User11011 · 11/05/2019 20:38

I wouldn't like it.
Doesn't mean your husband's intentions aren't good though.

francienolan · 12/05/2019 13:12

My father's high school girlfriend, with whom he broke up by ignoring until she got the hint, got a facebook a few years ago and added him. The rest of us promptly added her to start a group chat about what a twat he had been when he was 16. Grin I wouldn't worry about it, being facebook friends with someone doesn't mean very much.

iolaus · 12/05/2019 14:51

I was friends on facebook with my ex - he popped up as friends you may know so I sent him a request

He seemed to be doing well - was getting married and I sent him a congratulations post, next day we were no longer friends - can't help thinking the wife has something to do with it - doesn't really bother me though I remember thinking it was a little weird at the time.

There wasn't anything behind the request other than 'oh, haven't heard of him for ages - wonder what he's up to'

Warpdrive · 12/05/2019 16:31

I found it disrespectful because they all know I am and he is upset by it but they maintain the 'friendship' despite that.
Without wanting to hijack the thread, this ex of my DH has made various attempts to contact him over the last 15 years of our marriage, which he has declined. (E.g. calling him at midnight at new year and on their special anniversaries) so im sure her wanting to be friends with his extended family is not innocent but she holds a candle for him.
I can't help the way I feel about it, I feel like my in-laws have all let me down.

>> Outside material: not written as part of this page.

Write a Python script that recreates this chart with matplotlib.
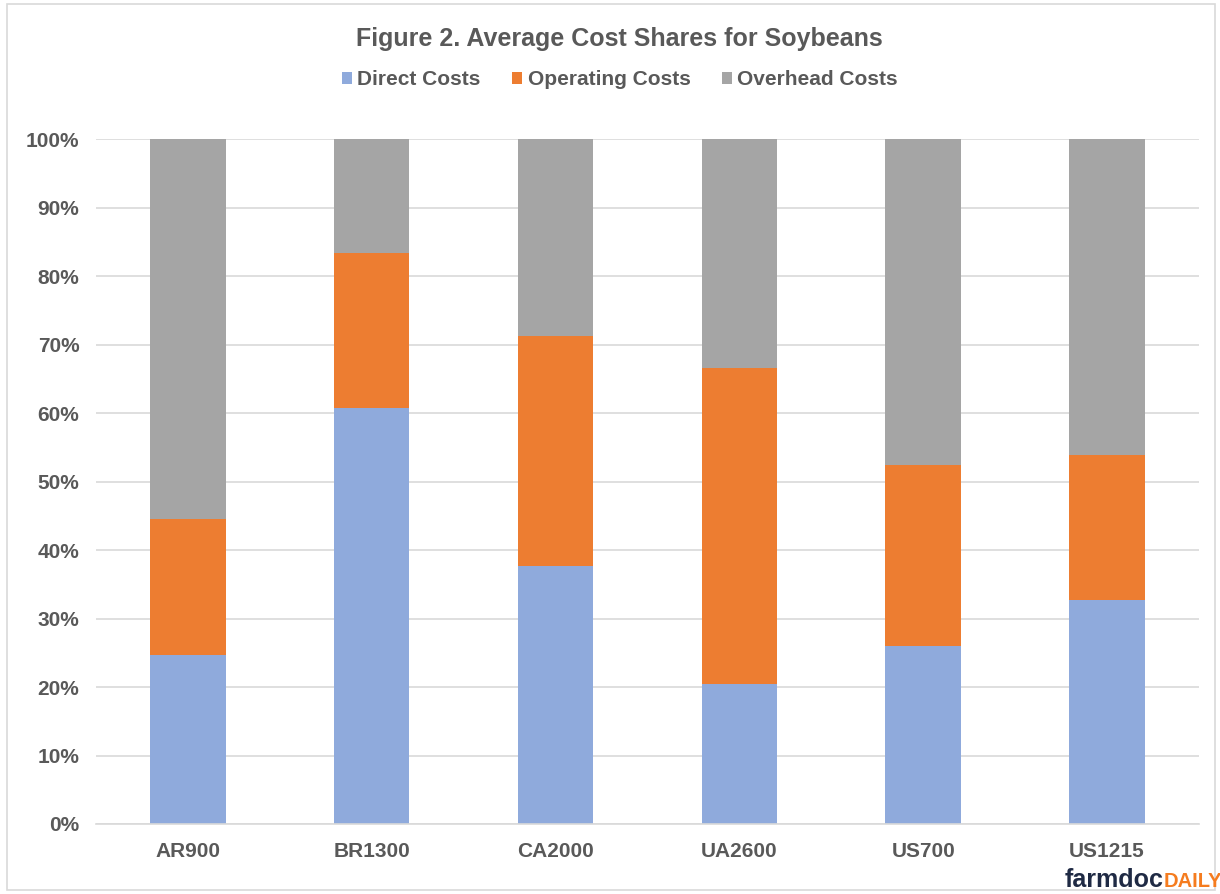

Bluntness100 · 12/05/2019 16:34

This wouldn't remotely bother me at all, in fact it doesn't as my husband is friends with an ex on Facebook, I couldn't give s crap.

Because I trust him

And that's really what it's all about isn't it.

Lizzie48 · 12/05/2019 17:11

I personally don’t see an issue with a friendship request after 20 years. At least he’s told you; I wouldn’t know who was sending friendship requests to my DH. (Not that I have any worries on that score, I’m just saying it would have been very easy for him not to tell you about it.)

I’m Facebook friends with one ex boyfriend. We’ve occasionally shared Christmas/birthday cards and text messages over the years, though. My DH doesn’t mind now, but that’s because he soon knew that I didn’t have any interest in this ex anymore. And now he recently shared news of his engagement and then marriage. Which was nice to see, as he’s a friend.

I get that the scenario with your DH’s ex isn’t exactly the same, as there isn’t the history of friendship that I have with my ex. But, as I said, your DH has been honest with you, and as long as he continues in that vein, it shouldn’t be an issue.

I think it’s unlikely that she has designs on him, it’s more likely to be curiosity. It doesn’t sound as if your DH considers her to have been ‘the one that got away’.

barcodescanner · 12/05/2019 17:41

My ex of 25 years popped up on a page we were both on. His surname is very common so no way would I have ever tried to find him.
I friend requested him, he accepted and we've messaged a few times. We always got on just not as a couple.